* start *
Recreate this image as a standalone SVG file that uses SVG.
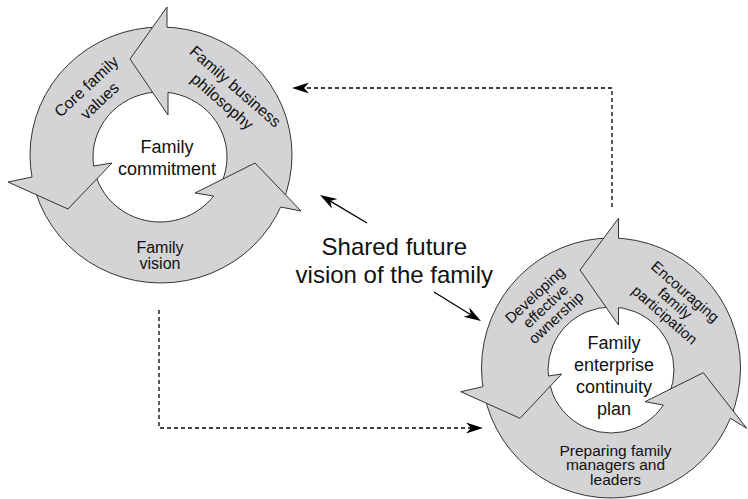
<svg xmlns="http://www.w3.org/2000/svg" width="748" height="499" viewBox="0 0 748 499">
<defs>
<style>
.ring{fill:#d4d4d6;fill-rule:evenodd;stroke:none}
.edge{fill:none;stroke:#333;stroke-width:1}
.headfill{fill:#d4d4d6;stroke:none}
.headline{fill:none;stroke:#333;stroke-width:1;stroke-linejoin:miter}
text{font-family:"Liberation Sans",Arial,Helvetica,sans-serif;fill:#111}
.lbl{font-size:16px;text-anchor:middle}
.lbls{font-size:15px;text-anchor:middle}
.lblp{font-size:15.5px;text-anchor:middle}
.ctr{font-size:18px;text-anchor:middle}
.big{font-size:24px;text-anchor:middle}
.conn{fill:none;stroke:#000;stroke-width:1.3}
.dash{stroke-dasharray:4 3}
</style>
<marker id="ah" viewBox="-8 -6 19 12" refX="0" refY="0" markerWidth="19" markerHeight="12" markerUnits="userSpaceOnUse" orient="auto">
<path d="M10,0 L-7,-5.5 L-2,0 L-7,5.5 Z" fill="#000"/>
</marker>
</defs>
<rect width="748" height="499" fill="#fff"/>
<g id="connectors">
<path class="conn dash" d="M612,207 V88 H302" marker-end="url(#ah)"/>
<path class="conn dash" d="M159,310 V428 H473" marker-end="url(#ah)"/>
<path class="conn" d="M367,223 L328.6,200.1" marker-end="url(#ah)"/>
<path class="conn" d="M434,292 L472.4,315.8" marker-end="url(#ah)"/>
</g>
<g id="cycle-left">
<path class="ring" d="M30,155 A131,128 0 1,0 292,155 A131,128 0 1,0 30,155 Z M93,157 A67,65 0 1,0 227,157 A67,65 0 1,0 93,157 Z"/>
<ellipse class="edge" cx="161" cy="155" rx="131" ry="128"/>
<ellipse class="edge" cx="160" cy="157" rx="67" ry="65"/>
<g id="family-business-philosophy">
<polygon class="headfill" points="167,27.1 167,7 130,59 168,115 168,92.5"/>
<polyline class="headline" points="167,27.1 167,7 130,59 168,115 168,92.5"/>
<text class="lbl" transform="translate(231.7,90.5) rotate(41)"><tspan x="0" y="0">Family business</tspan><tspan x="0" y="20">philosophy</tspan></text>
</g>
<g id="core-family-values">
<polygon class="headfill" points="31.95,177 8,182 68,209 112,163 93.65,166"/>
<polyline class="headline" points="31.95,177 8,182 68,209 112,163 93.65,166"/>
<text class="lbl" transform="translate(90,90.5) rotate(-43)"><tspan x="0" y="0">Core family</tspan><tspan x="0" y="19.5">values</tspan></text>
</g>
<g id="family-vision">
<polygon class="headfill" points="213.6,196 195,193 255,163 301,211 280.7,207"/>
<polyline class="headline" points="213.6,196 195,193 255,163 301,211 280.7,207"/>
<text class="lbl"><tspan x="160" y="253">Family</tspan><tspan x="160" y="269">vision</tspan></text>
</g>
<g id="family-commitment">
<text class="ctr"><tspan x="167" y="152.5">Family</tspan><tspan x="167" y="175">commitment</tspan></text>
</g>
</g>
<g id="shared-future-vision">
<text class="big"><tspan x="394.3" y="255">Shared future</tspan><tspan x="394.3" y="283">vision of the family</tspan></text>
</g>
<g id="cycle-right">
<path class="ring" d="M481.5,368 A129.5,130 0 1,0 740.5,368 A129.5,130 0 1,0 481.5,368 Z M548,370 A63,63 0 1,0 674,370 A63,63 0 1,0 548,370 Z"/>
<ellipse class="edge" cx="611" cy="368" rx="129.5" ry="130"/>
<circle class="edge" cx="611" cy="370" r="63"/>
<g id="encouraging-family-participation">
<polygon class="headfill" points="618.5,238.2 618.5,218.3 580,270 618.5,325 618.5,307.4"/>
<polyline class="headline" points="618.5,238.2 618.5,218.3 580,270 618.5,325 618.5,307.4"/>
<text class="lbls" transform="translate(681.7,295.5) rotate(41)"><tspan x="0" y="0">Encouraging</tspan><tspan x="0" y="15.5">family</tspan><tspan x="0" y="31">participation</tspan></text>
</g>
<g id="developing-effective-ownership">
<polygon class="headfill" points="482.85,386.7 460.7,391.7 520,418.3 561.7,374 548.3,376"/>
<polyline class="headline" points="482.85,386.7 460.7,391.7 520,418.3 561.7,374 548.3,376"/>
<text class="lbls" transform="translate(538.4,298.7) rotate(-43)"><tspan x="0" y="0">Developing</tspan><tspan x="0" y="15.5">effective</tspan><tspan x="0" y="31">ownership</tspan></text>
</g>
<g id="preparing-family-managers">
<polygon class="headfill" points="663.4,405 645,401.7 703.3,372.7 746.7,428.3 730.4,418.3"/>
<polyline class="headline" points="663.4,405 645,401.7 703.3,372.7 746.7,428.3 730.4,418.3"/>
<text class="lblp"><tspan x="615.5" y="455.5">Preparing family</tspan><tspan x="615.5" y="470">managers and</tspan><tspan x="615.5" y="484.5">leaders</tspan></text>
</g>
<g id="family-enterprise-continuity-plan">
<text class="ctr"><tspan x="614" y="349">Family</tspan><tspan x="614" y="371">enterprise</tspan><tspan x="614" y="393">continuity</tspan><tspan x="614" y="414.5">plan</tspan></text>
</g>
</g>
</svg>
* end *
DESCRIPTION OF THE TASK - Copy out the data above exactly, except the pictures.

CORRECT RESULT -
Recreate this image as a standalone SVG file that uses SVG.
<svg xmlns="http://www.w3.org/2000/svg" width="748" height="499" viewBox="0 0 748 499">
<defs>
<style>
.ring{fill:#d4d4d6;fill-rule:evenodd;stroke:none}
.edge{fill:none;stroke:#333;stroke-width:1}
.headfill{fill:#d4d4d6;stroke:none}
.headline{fill:none;stroke:#333;stroke-width:1;stroke-linejoin:miter}
text{font-family:"Liberation Sans",Arial,Helvetica,sans-serif;fill:#111}
.lbl{font-size:16px;text-anchor:middle}
.lbls{font-size:15px;text-anchor:middle}
.lblp{font-size:15.5px;text-anchor:middle}
.ctr{font-size:18px;text-anchor:middle}
.big{font-size:24px;text-anchor:middle}
.conn{fill:none;stroke:#000;stroke-width:1.3}
.dash{stroke-dasharray:4 3}
</style>
<marker id="ah" viewBox="-8 -6 19 12" refX="0" refY="0" markerWidth="19" markerHeight="12" markerUnits="userSpaceOnUse" orient="auto">
<path d="M10,0 L-7,-5.5 L-2,0 L-7,5.5 Z" fill="#000"/>
</marker>
</defs>
<rect width="748" height="499" fill="#fff"/>
<g id="connectors">
<path class="conn dash" d="M612,207 V88 H302" marker-end="url(#ah)"/>
<path class="conn dash" d="M159,310 V428 H473" marker-end="url(#ah)"/>
<path class="conn" d="M367,223 L328.6,200.1" marker-end="url(#ah)"/>
<path class="conn" d="M434,292 L472.4,315.8" marker-end="url(#ah)"/>
</g>
<g id="cycle-left">
<path class="ring" d="M30,155 A131,128 0 1,0 292,155 A131,128 0 1,0 30,155 Z M93,157 A67,65 0 1,0 227,157 A67,65 0 1,0 93,157 Z"/>
<ellipse class="edge" cx="161" cy="155" rx="131" ry="128"/>
<ellipse class="edge" cx="160" cy="157" rx="67" ry="65"/>
<g id="family-business-philosophy">
<polygon class="headfill" points="167,27.1 167,7 130,59 168,115 168,92.5"/>
<polyline class="headline" points="167,27.1 167,7 130,59 168,115 168,92.5"/>
<text class="lbl" transform="translate(231.7,90.5) rotate(41)"><tspan x="0" y="0">Family business</tspan><tspan x="0" y="20">philosophy</tspan></text>
</g>
<g id="core-family-values">
<polygon class="headfill" points="31.95,177 8,182 68,209 112,163 93.65,166"/>
<polyline class="headline" points="31.95,177 8,182 68,209 112,163 93.65,166"/>
<text class="lbl" transform="translate(90,90.5) rotate(-43)"><tspan x="0" y="0">Core family</tspan><tspan x="0" y="19.5">values</tspan></text>
</g>
<g id="family-vision">
<polygon class="headfill" points="213.6,196 195,193 255,163 301,211 280.7,207"/>
<polyline class="headline" points="213.6,196 195,193 255,163 301,211 280.7,207"/>
<text class="lbl"><tspan x="160" y="253">Family</tspan><tspan x="160" y="269">vision</tspan></text>
</g>
<g id="family-commitment">
<text class="ctr"><tspan x="167" y="152.5">Family</tspan><tspan x="167" y="175">commitment</tspan></text>
</g>
</g>
<g id="shared-future-vision">
<text class="big"><tspan x="394.3" y="255">Shared future</tspan><tspan x="394.3" y="283">vision of the family</tspan></text>
</g>
<g id="cycle-right">
<path class="ring" d="M481.5,368 A129.5,130 0 1,0 740.5,368 A129.5,130 0 1,0 481.5,368 Z M548,370 A63,63 0 1,0 674,370 A63,63 0 1,0 548,370 Z"/>
<ellipse class="edge" cx="611" cy="368" rx="129.5" ry="130"/>
<circle class="edge" cx="611" cy="370" r="63"/>
<g id="encouraging-family-participation">
<polygon class="headfill" points="618.5,238.2 618.5,218.3 580,270 618.5,325 618.5,307.4"/>
<polyline class="headline" points="618.5,238.2 618.5,218.3 580,270 618.5,325 618.5,307.4"/>
<text class="lbls" transform="translate(681.7,295.5) rotate(41)"><tspan x="0" y="0">Encouraging</tspan><tspan x="0" y="15.5">family</tspan><tspan x="0" y="31">participation</tspan></text>
</g>
<g id="developing-effective-ownership">
<polygon class="headfill" points="482.85,386.7 460.7,391.7 520,418.3 561.7,374 548.3,376"/>
<polyline class="headline" points="482.85,386.7 460.7,391.7 520,418.3 561.7,374 548.3,376"/>
<text class="lbls" transform="translate(538.4,298.7) rotate(-43)"><tspan x="0" y="0">Developing</tspan><tspan x="0" y="15.5">effective</tspan><tspan x="0" y="31">ownership</tspan></text>
</g>
<g id="preparing-family-managers">
<polygon class="headfill" points="663.4,405 645,401.7 703.3,372.7 746.7,428.3 730.4,418.3"/>
<polyline class="headline" points="663.4,405 645,401.7 703.3,372.7 746.7,428.3 730.4,418.3"/>
<text class="lblp"><tspan x="615.5" y="455.5">Preparing family</tspan><tspan x="615.5" y="470">managers and</tspan><tspan x="615.5" y="484.5">leaders</tspan></text>
</g>
<g id="family-enterprise-continuity-plan">
<text class="ctr"><tspan x="614" y="349">Family</tspan><tspan x="614" y="371">enterprise</tspan><tspan x="614" y="393">continuity</tspan><tspan x="614" y="414.5">plan</tspan></text>
</g>
</g>
</svg>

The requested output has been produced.